Whether it may be good or not that we were relying on OS auto-pooling is not I'll judge here. If we believe that having such a layer of magic in Godot is good, we should implement auto-pooling in the core of the engine so it does the same on every platform, or provide a thread pooling API that users can just use, keeping the option to manage threads by themselves.

There are existing built-in classes such as NoiseTexture which do spawn threads on each instancing, as concerned by Zylann in https://github.com/godotengine/godot/issues/26520#issuecomment-469032819, so yeah I'd kind of expect this to be handled by Godot in a more robust way, especially since Godot is currently mainly targeted at beginners.

Of course, the NoiseTexture generation in thread could also be fixed I guess, but again I think it shouldn't be difficult for beginners to use the class without reverting to threaded loading etc.

So again, depends on what kind of userbase to target. If not, all of this should be thoroughly documented, or write those threading techniques at the Godot demos repository.

RandomShaper commented 3 years ago

I think it's good that Godot can target from beginners to advanced users. However, in order to be as beginner-friendly as possible, I agree that the documentation of Thread, etc. could be improved to make it clear that threading has a learning curve and is not needed for most projects.

Regarding NoiseTexture, I also agree that users shouldn't need to be aware of its threading internals; at most, knowing that it's generated asynchronously. In that case the engine should have its own under-the-hood wise threading use, much like it does in other areas.

ndee85 commented 2 years ago

Hey everyone. I want to tune in here. I am seeing a regression in HTTPRequests and I asume it is coming from the multi threading modernization. Running the HTTPRequest.request command with use_threads gives a lag of round about 100ms(on the machine I tested on) everytime the request is executed. It does not depend on server response times or anything

Here is what I have found so far. I see a drop in performance from godot version 3.2.4-rc2 to 3.2.4-rc3. I strongly asume this is caused by this refactor: https://github.com/godotengine/godot/pull/45618

The funny thing is, this is not happing on all machines.
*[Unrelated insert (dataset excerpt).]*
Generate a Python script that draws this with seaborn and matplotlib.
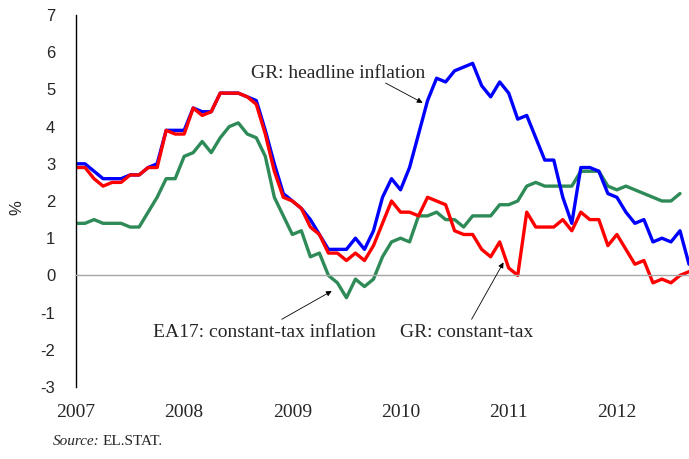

The machine I experience the bug is a windows 10 machine(Intel(R) Xeon(R) W-2133 CPU @ 3.60GHz 3.60 GHz). Running fine on windows 10 (Intel(R) Core(TM) i5-6500 CPU @ 3.20GHz 3.20 GHz) and also running fine on windows 11(AMD Ryzen 5800H with Radeon Graphic 3.20GHZ)

Here are two pictures from my testproject. Godot_Network_v3 2 4-rc3 Godot_Network_v3 2 4-rc2

My testproject is setup like that: Timer that executes every second a http request to a random online rest api. Then running the profiler and seeing those graphs. As said, godot 3.2.4-rc2 is working fine. Having watched through the release logs for rc3 I have found the above pull(45618) request. Since @RandomShaper has answered in this thread already, I thought it would be good to add my findings here.

Here is the testproject if someone wants to take a look.

HTTPRequestTest.zip

EDIT If you guys think, that it makes sense to open a separate issue for that, let me know.

Calinou commented 2 years ago

The threading modernization made creating threads more expensive, especially on Windows (which always had trouble with threading performance compared to POSIX operating systems).

The best way to work around this is to create a thread pool that you reuse on application startup (or anytime when having a stutter doesn't cause issues).

ndee85 commented 2 years ago

Ok, the strange thing is with HTTPRequest. It handles the threading internally and is also affected by this problem. Just made another test. Disabling use_threads actually removes the drops seen in the above picture.

ButI noticed in the past that threading increased performance of HTTPRequests. So I think we have an issue here since the HTTPThreading is not exposed in any sort.

What would be the current workaround. Disable the HTTPRequest internal threading and handle threading all by myself? Or shouldn't I use threads for HTTPRequests at all?